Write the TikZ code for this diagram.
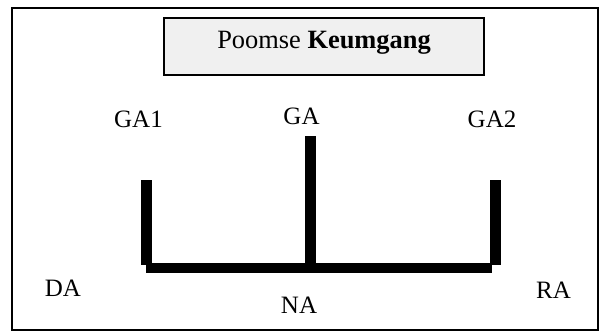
\documentclass[tikz,border=0pt]{standalone}
\usepackage{fontspec}
\setmainfont{Liberation Serif}
\definecolor{titlegray}{HTML}{F0F0F0}
\tikzset{
	lbl/.style={anchor=base, inner sep=0pt, font=\fontsize{18.75}{22}\selectfont},
	stance/.style={line width=7.9pt, color=black}
}

\begin{document}
\begin{tikzpicture}[x=0.75pt, y=-0.75pt]
			%%%%% START %%%%%
			
			\useasboundingbox (0, 0) rectangle (605, 332);
			\draw[line width=1.1pt] (12, 8) rectangle (598, 330);
			
			\draw[line width=1.1pt, fill=titlegray] (164, 18) rectangle (484, 75);
			\node[lbl, font=\fontsize{19.8}{23}\selectfont] (title) at (324, 48) {Poomse \textbf{Keumgang}};
			
			\node[lbl] (ga1) at (138.5, 127) {GA1};
			\node[lbl] (ga) at (301.5, 124) {GA};
			\node[lbl] (ga2) at (492, 127) {GA2};
			
			\node[lbl] (da) at (63, 296) {DA};
			\node[lbl] (na) at (299, 313) {NA};
			\node[lbl] (ra) at (553.5, 298) {RA};
			
			\draw[stance] (146.5, 180) -- (146.5, 265);
			\draw[stance] (310.5, 136) -- (310.5, 268);
			\draw[stance] (495.5, 180) -- (495.5, 265);
			\draw[stance] (146, 268) -- (492, 268);
			
			%%%%% END %%%%%
\end{tikzpicture}
\end{document}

-.-.-

§ **Your task**
Transcribe the full listing above exactly as it stands, minus the pictures.

§ **Result for this task**
Write the TikZ code for this diagram.
\documentclass[tikz,border=0pt]{standalone}
\usepackage{fontspec}
\setmainfont{Liberation Serif}
\definecolor{titlegray}{HTML}{F0F0F0}
\tikzset{
	lbl/.style={anchor=base, inner sep=0pt, font=\fontsize{18.75}{22}\selectfont},
	stance/.style={line width=7.9pt, color=black}
}

\begin{document}
\begin{tikzpicture}[x=0.75pt, y=-0.75pt]
			%%%%% START %%%%%
			
			\useasboundingbox (0, 0) rectangle (605, 332);
			\draw[line width=1.1pt] (12, 8) rectangle (598, 330);
			
			\draw[line width=1.1pt, fill=titlegray] (164, 18) rectangle (484, 75);
			\node[lbl, font=\fontsize{19.8}{23}\selectfont] (title) at (324, 48) {Poomse \textbf{Keumgang}};
			
			\node[lbl] (ga1) at (138.5, 127) {GA1};
			\node[lbl] (ga) at (301.5, 124) {GA};
			\node[lbl] (ga2) at (492, 127) {GA2};
			
			\node[lbl] (da) at (63, 296) {DA};
			\node[lbl] (na) at (299, 313) {NA};
			\node[lbl] (ra) at (553.5, 298) {RA};
			
			\draw[stance] (146.5, 180) -- (146.5, 265);
			\draw[stance] (310.5, 136) -- (310.5, 268);
			\draw[stance] (495.5, 180) -- (495.5, 265);
			\draw[stance] (146, 268) -- (492, 268);
			
			%%%%% END %%%%%
\end{tikzpicture}
\end{document}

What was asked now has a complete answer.